The diplomatic engagement extended beyond the Sahara issue. Bourita and Tinoco signed a joint declaration committing both countries to a new phase in bilateral relations, anchored in structured political dialogue and reinforced cooperation.
The two sides agreed to deepen ties in agriculture, clean energy, scientific research, responsible tourism, the environment, and technical exchanges. They also expressed willingness to promote investment and commercial information-sharing, and agreed to hold a first round of political consultations in the near future.
The visit began Thursday, when Tinoco delivered a lecture at the Faculty of Letters and Human Sciences in Rabat. Speaking on the theme “Latin America in the Era of Global Fragmentation: Challenges and Opportunities for Costa Rica,” he described Morocco as “a partner with a unique strategic position and a major actor” in both the Arab and Mediterranean spheres – and as a growing platform for South-South cooperation.
“In a fragmented world, bridges are more valuable than ever – not only for bilateral cooperation, but for connecting regions,” Tinoco affirmed. He called on students present to strengthen ties between Africa and Latin America, describing universities as spaces that “quietly shape the future of international cooperation.”
On Latin America’s internal challenges, the minister was direct.
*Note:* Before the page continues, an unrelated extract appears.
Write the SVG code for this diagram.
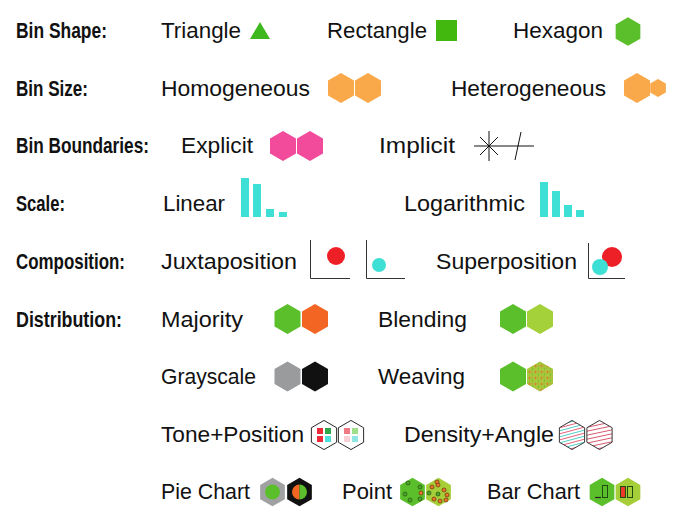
<svg xmlns="http://www.w3.org/2000/svg" width="677" height="523" viewBox="0 0 677 523">
<style>
.h{font-family:"Liberation Sans",Arial,sans-serif;font-weight:bold;font-size:22px;fill:#111}
.t{font-family:"Liberation Sans",Arial,sans-serif;font-size:22px;fill:#111}
.ax{stroke:#333;stroke-width:1;fill:none}
.ol{fill:#fff;stroke:#222;stroke-width:1}
</style>
<defs>
<path id="hx" d="M0,-15 L13,-7.5 L13,7.5 L0,15 L-13,7.5 L-13,-7.5Z"/>
<pattern id="weave" width="6" height="6" patternUnits="userSpaceOnUse">
<rect width="6" height="6" fill="#a8c83c"/>
<circle cx="1.5" cy="1.5" r="0.9" fill="#e8602a"/>
<circle cx="4.5" cy="4" r="0.8" fill="#5bbf2b"/>
<circle cx="4" cy="1" r="0.6" fill="#e8602a"/>
</pattern>
<pattern id="dA" width="6" height="6" patternUnits="userSpaceOnUse" patternTransform="rotate(-15)">
<rect width="6" height="6" fill="#fff"/>
<line x1="0" y1="1.5" x2="6" y2="1.5" stroke="#e0506a" stroke-width="0.9"/>
<line x1="0" y1="4.5" x2="6" y2="4.5" stroke="#3cc9c0" stroke-width="0.9"/>
</pattern>
<pattern id="dB" width="4" height="4" patternUnits="userSpaceOnUse" patternTransform="rotate(-12)">
<rect width="4" height="4" fill="#fff"/>
<line x1="0" y1="1.5" x2="4" y2="1.5" stroke="#d2445a" stroke-width="0.9"/>
</pattern>
</defs>

<g id="labels">
<text class="h" x="16" y="38" textLength="91" lengthAdjust="spacingAndGlyphs">Bin Shape:</text>
<text class="h" x="16" y="96" textLength="72" lengthAdjust="spacingAndGlyphs">Bin Size:</text>
<text class="h" x="16" y="153" textLength="133" lengthAdjust="spacingAndGlyphs">Bin Boundaries:</text>
<text class="h" x="16" y="211" textLength="49" lengthAdjust="spacingAndGlyphs">Scale:</text>
<text class="h" x="16" y="269" textLength="109" lengthAdjust="spacingAndGlyphs">Composition:</text>
<text class="h" x="16" y="327" textLength="106" lengthAdjust="spacingAndGlyphs">Distribution:</text>
</g>

<g id="triangle">
<text class="t" x="161" y="38" textLength="80" lengthAdjust="spacingAndGlyphs">Triangle</text>
<polygon points="260,22 270,39 250,39" fill="#3db81e"/>
</g>
<g id="rectangle">
<text class="t" x="327" y="38" textLength="100" lengthAdjust="spacingAndGlyphs">Rectangle</text>
<rect x="436" y="20" width="21" height="21" fill="#42b80f"/>
</g>
<g id="hexagon">
<text class="t" x="513" y="38" textLength="90" lengthAdjust="spacingAndGlyphs">Hexagon</text>
<use href="#hx" transform="translate(628,31.5) scale(0.95)" fill="#5bbf2b"/>
</g>

<g id="homogeneous">
<text class="t" x="161" y="96" textLength="149" lengthAdjust="spacingAndGlyphs">Homogeneous</text>
<use href="#hx" transform="translate(341,88)" fill="#f9a84a"/>
<use href="#hx" transform="translate(368,88)" fill="#f9a84a"/>
</g>
<g id="heterogeneous">
<text class="t" x="451" y="96" textLength="155" lengthAdjust="spacingAndGlyphs">Heterogeneous</text>
<use href="#hx" transform="translate(637,88)" fill="#f9a84a"/>
<use href="#hx" transform="translate(658,88) scale(0.6)" fill="#f9a84a"/>
</g>

<g id="explicit">
<text class="t" x="181" y="153" textLength="72" lengthAdjust="spacingAndGlyphs">Explicit</text>
<use href="#hx" transform="translate(283,146)" fill="#f24b9b"/>
<use href="#hx" transform="translate(310,146)" fill="#f24b9b"/>
</g>
<g id="implicit">
<text class="t" x="379" y="153" textLength="76" lengthAdjust="spacingAndGlyphs">Implicit</text>
<g stroke="#111" stroke-width="1" fill="none">
<line x1="474" y1="146" x2="534" y2="146"/>
<line x1="489" y1="131" x2="489" y2="161"/>
<line x1="480" y1="137" x2="498" y2="155"/>
<line x1="480" y1="155" x2="498" y2="137"/>
<line x1="521" y1="132" x2="515" y2="160"/>
</g>
</g>

<g id="linear" fill="#3ee0d5">
<text class="t" x="163" y="211" textLength="62" lengthAdjust="spacingAndGlyphs">Linear</text>
<rect x="241" y="178" width="8" height="39"/>
<rect x="253" y="184" width="8" height="33"/>
<rect x="266" y="209" width="8" height="8"/>
<rect x="279" y="212" width="8" height="5"/>
</g>
<g id="logarithmic" fill="#3ee0d5">
<text class="t" x="404" y="211" textLength="121" lengthAdjust="spacingAndGlyphs">Logarithmic</text>
<rect x="540" y="182" width="8" height="35"/>
<rect x="552" y="191" width="8" height="26"/>
<rect x="564" y="205" width="8" height="12"/>
<rect x="576" y="210" width="8" height="7"/>
</g>

<g id="juxtaposition">
<text class="t" x="161" y="269" textLength="136" lengthAdjust="spacingAndGlyphs">Juxtaposition</text>
<path class="ax" d="M310.5,240 V278.5 H350"/>
<circle cx="336" cy="256" r="9" fill="#ee2027"/>
<path class="ax" d="M366.5,240 V278.5 H405"/>
<circle cx="379" cy="265" r="7" fill="#3ee0d5"/>
</g>
<g id="superposition">
<text class="t" x="436" y="269" textLength="141" lengthAdjust="spacingAndGlyphs">Superposition</text>
<path class="ax" d="M588.5,243 V278.5 H625"/>
<circle cx="612" cy="257" r="10" fill="#ee2027"/>
<circle cx="600" cy="267" r="8" fill="#3ee0d5"/>
</g>

<g id="majority">
<text class="t" x="161" y="327" textLength="82" lengthAdjust="spacingAndGlyphs">Majority</text>
<use href="#hx" transform="translate(287.5,319)" fill="#5bbf2b"/>
<use href="#hx" transform="translate(315,319)" fill="#f26522"/>
</g>
<g id="blending">
<text class="t" x="378" y="327" textLength="89" lengthAdjust="spacingAndGlyphs">Blending</text>
<use href="#hx" transform="translate(513,319)" fill="#5bbf2b"/>
<use href="#hx" transform="translate(540,319)" fill="#a4d13a"/>
</g>

<g id="grayscale">
<text class="t" x="161" y="384" textLength="95" lengthAdjust="spacingAndGlyphs">Grayscale</text>
<use href="#hx" transform="translate(287.5,376.5)" fill="#9a9b9c"/>
<use href="#hx" transform="translate(315,376.5)" fill="#111"/>
</g>
<g id="weaving">
<text class="t" x="378" y="384" textLength="87" lengthAdjust="spacingAndGlyphs">Weaving</text>
<use href="#hx" transform="translate(513,376.5)" fill="#5bbf2b"/>
<use href="#hx" transform="translate(540,376.5)" fill="url(#weave)"/>
</g>

<g id="tone-position">
<text class="t" x="161" y="442" textLength="143" lengthAdjust="spacingAndGlyphs">Tone+Position</text>
<use href="#hx" class="ol" transform="translate(324,435) scale(0.97)"/>
<rect x="317" y="428" width="6" height="6" fill="#ee2a3a"/>
<rect x="325" y="428" width="6" height="6" fill="#2ea84a"/>
<rect x="317" y="436" width="6" height="6" fill="#ee2a3a"/>
<rect x="325" y="436" width="6" height="6" fill="#4ee0dc"/>
<use href="#hx" class="ol" transform="translate(351,435) scale(0.97)"/>
<rect x="344" y="428" width="6" height="6" fill="#f07a84"/>
<rect x="352" y="428" width="6" height="6" fill="#9ee08a"/>
<rect x="344" y="436" width="6" height="6" fill="#f8d0d6"/>
<rect x="352" y="436" width="6" height="6" fill="#8ee6e2"/>
</g>
<g id="density-angle">
<text class="t" x="404" y="442" textLength="150" lengthAdjust="spacingAndGlyphs">Density+Angle</text>
<use href="#hx" transform="translate(572,435) scale(0.97)" fill="url(#dA)" stroke="#333" stroke-width="1"/>
<use href="#hx" transform="translate(599.5,435) scale(0.97)" fill="url(#dB)" stroke="#333" stroke-width="1"/>
</g>

<g id="pie-chart">
<text class="t" x="161" y="499" textLength="89" lengthAdjust="spacingAndGlyphs">Pie Chart</text>
<use href="#hx" transform="translate(272.5,492) scale(0.95)" fill="#a0a1a3"/>
<circle cx="272.5" cy="492" r="7.5" fill="#5bbf2b"/>
<use href="#hx" transform="translate(299.5,492) scale(0.95)" fill="#111"/>
<path d="M299.5,484.5 A7.5,7.5 0 0 0 299.5,499.5 Z" fill="#f26522"/>
<path d="M299.5,484.5 A7.5,7.5 0 0 1 299.5,499.5 Z" fill="#5bbf2b"/>
</g>
<g id="point">
<text class="t" x="342" y="499" textLength="50" lengthAdjust="spacingAndGlyphs">Point</text>
<use href="#hx" transform="translate(412.5,492) scale(0.95)" fill="#5bbf2b"/>
<g stroke="#2d5a12" stroke-width="0.8" fill="#4aa82a">
<circle cx="408" cy="483" r="2"/>
<circle cx="420" cy="487" r="2"/>
<circle cx="405" cy="494" r="2"/>
<circle cx="410" cy="500" r="2"/>
<circle cx="420" cy="499" r="2"/>
</g>
<circle cx="421" cy="493" r="2" fill="#e8762b" stroke="#7a3b10" stroke-width="0.8"/>
<use href="#hx" transform="translate(438.5,492) scale(0.95)" fill="#a6ce39"/>
<g stroke="#7a3b10" stroke-width="0.8" fill="#e8762b">
<circle cx="437" cy="482" r="2"/>
<circle cx="432" cy="487" r="2"/>
<circle cx="444" cy="490" r="2"/>
<circle cx="447" cy="495" r="2"/>
<circle cx="434" cy="499" r="2"/>
<circle cx="440" cy="501" r="2"/>
<circle cx="446" cy="500" r="2"/>
<circle cx="438" cy="485" r="2"/>
</g>
<g stroke="#2d5a12" stroke-width="0.8" fill="#4aa82a">
<circle cx="429" cy="493" r="2"/>
<circle cx="438" cy="494" r="2"/>
</g>
</g>
<g id="bar-chart">
<text class="t" x="487" y="499" textLength="93" lengthAdjust="spacingAndGlyphs">Bar Chart</text>
<use href="#hx" transform="translate(602,492) scale(0.95)" fill="#5bbf2b"/>
<line x1="595" y1="497.5" x2="601" y2="497.5" stroke="#222" stroke-width="1.2"/>
<rect x="602.5" y="485.5" width="5" height="12" fill="none" stroke="#1f4d10" stroke-width="1"/>
<use href="#hx" transform="translate(628,492) scale(0.95)" fill="#a6ce39"/>
<rect x="620.5" y="486.5" width="5" height="11" fill="#ee3a2a" stroke="#1f4d10" stroke-width="1"/>
<rect x="627.5" y="486.5" width="5" height="11" fill="none" stroke="#1f4d10" stroke-width="1"/>
</g>
</svg>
The region faces “longstanding difficulties,” including low economic growth, deep social inequalities, institutional fragility, insecurity, and organized crime.
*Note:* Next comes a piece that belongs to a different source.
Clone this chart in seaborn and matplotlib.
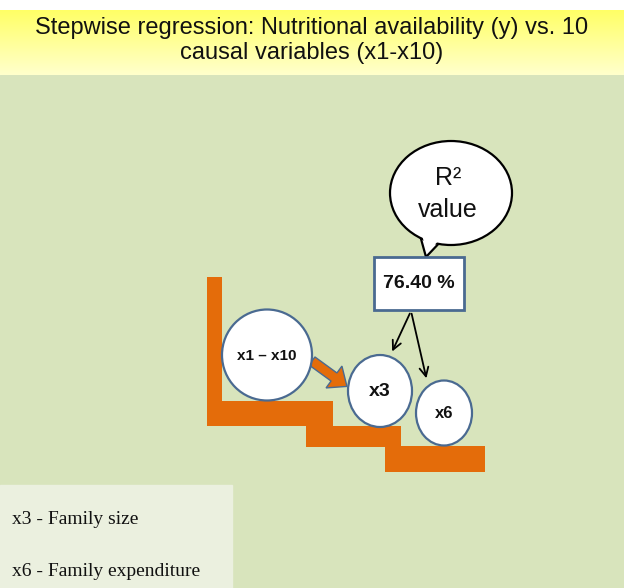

Latin America “cannot afford inertia,” he said, stressing that strength “will not come from automatic alignments, but from collective work, strategic thinking and building bridges with regions like North Africa and countries like Morocco.”
Tinoco also outlined Costa Rica’s own economic strategy, citing new free trade agreements, ongoing negotiations to join the Pacific Alliance – a bloc comprising Mexico, Colombia, Peru, and Chile – and the near-finalized accession to the Comprehensive and Progressive Agreement for Trans-Pacific Partnership, which includes Asian nations, Pacific-facing American states, Canada and the United Kingdom.
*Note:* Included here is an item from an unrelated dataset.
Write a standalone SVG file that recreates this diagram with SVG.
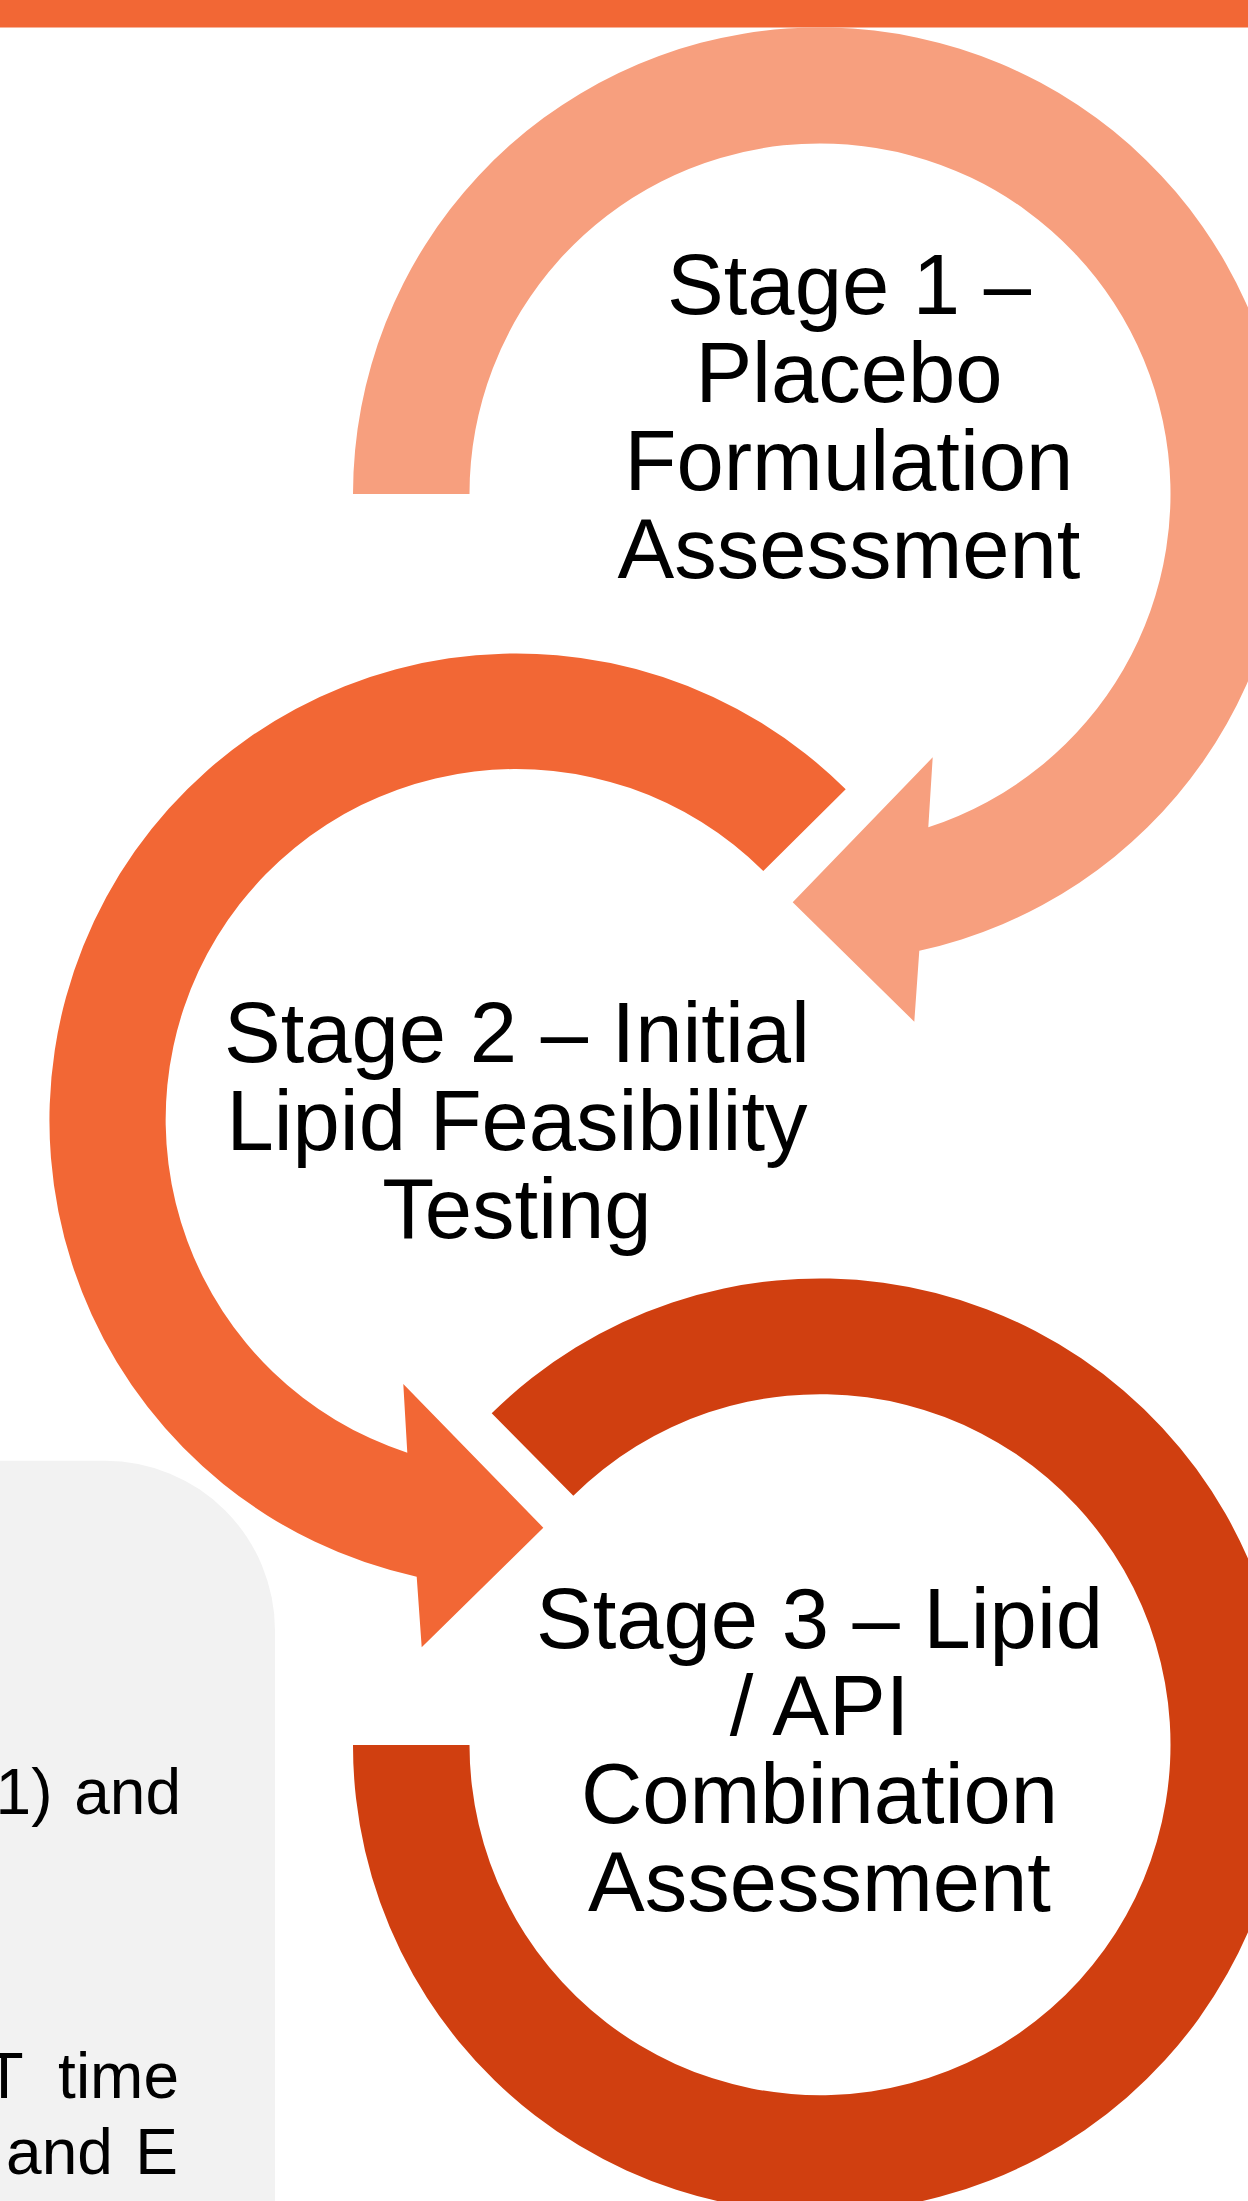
<svg xmlns="http://www.w3.org/2000/svg" width="1248" height="2201" viewBox="0 0 1248 2201">
  <style>
    .lbl { font-family: "Liberation Sans", Arial, sans-serif; font-size: 85px; fill: #000000; text-anchor: middle; }
    .note { font-family: "Liberation Sans", Arial, sans-serif; font-size: 64px; fill: #000000; text-anchor: end; }
    .r1 { fill: #F79F7E; }
    .r2 { fill: #F26735; }
    .r3 { fill: #D03F10; }
  </style>
  <rect x="0" y="0" width="1248" height="2201" fill="#FFFFFF"/>
  <rect id="top-bar" x="0" y="0" width="1248" height="27.5" fill="#F26735"/>

  <g id="notes">
    <rect x="-400" y="1460.7" width="675" height="1000" rx="170" ry="170" fill="#F2F2F2"/>
    <text class="note" x="181" y="1814" word-spacing="4">1) and</text>
    <text class="note" x="179" y="2097.7" word-spacing="18">T time</text>
    <text class="note" x="178" y="2174.3" word-spacing="4.7">and E</text>
  </g>

  <g id="connectors">
    <path id="arrow-stage1" class="r1" d="M 353,494 A 467 467 0 1 1 919.3,950.7 L 914.3,1021.7 L 792.7,902.3 L 932.7,757.3 L 928.3,827.3 A 350.5 350.5 0 1 0 469.5,494 Z"/>
    <path id="arrow-stage2" class="r2" d="M 845.7,789.3 A 467 467 0 1 0 416.7,1576.7 L 421.7,1647.3 L 543.3,1527.7 L 403.3,1384 L 407.3,1452.7 A 350.5 350.5 0 1 1 763.3,871 Z"/>
    <path id="arrow-stage3" class="r3" d="M 491.7,1413.3 A 467 467 0 1 1 353,1745 L 469.5,1745 A 350.5 350.5 0 1 0 573.3,1495.7 Z"/>
  </g>

  <g id="stage1">
    <text class="lbl" x="849" y="314">Stage 1 –</text>
    <text class="lbl" x="849" y="402">Placebo</text>
    <text class="lbl" x="849" y="490">Formulation</text>
    <text class="lbl" x="849" y="578">Assessment</text>
  </g>

  <g id="stage2">
    <text class="lbl" x="517" y="1062">Stage 2 – Initial</text>
    <text class="lbl" x="517" y="1150">Lipid Feasibility</text>
    <text class="lbl" x="517" y="1238">Testing</text>
  </g>

  <g id="stage3">
    <text class="lbl" x="819.5" y="1648">Stage 3 – Lipid</text>
    <text class="lbl" x="819.5" y="1735">/ API</text>
    <text class="lbl" x="819.5" y="1823">Combination</text>
    <text class="lbl" x="819.5" y="1911">Assessment</text>
  </g>
</svg>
Friday’s joint declaration carries a significance that transcends routine diplomatic choreography. Costa Rica once stood among the Latin American states that, in the ideological climate of the 1970s, aligned with the Polisario Front and endorsed calls for so-called Sahrawi “independence” – a posture shaped less by grounded realities than by the reflexes of Third Worldist solidarity and Cold War-era alignments.
That position is now steadily unraveling. What can be witnessed today is not an isolated adjustment, but a structural realignment across Latin America, where Morocco’s sustained, methodical diplomatic campaign is dismantling – piece by piece – a once-cohesive bloc that had artificially inflated the separatist narrative’s international standing.
The shift exposes the fragility of a cause long propped up by ideological inertia and external patronage, rather than legal substance or geopolitical viability.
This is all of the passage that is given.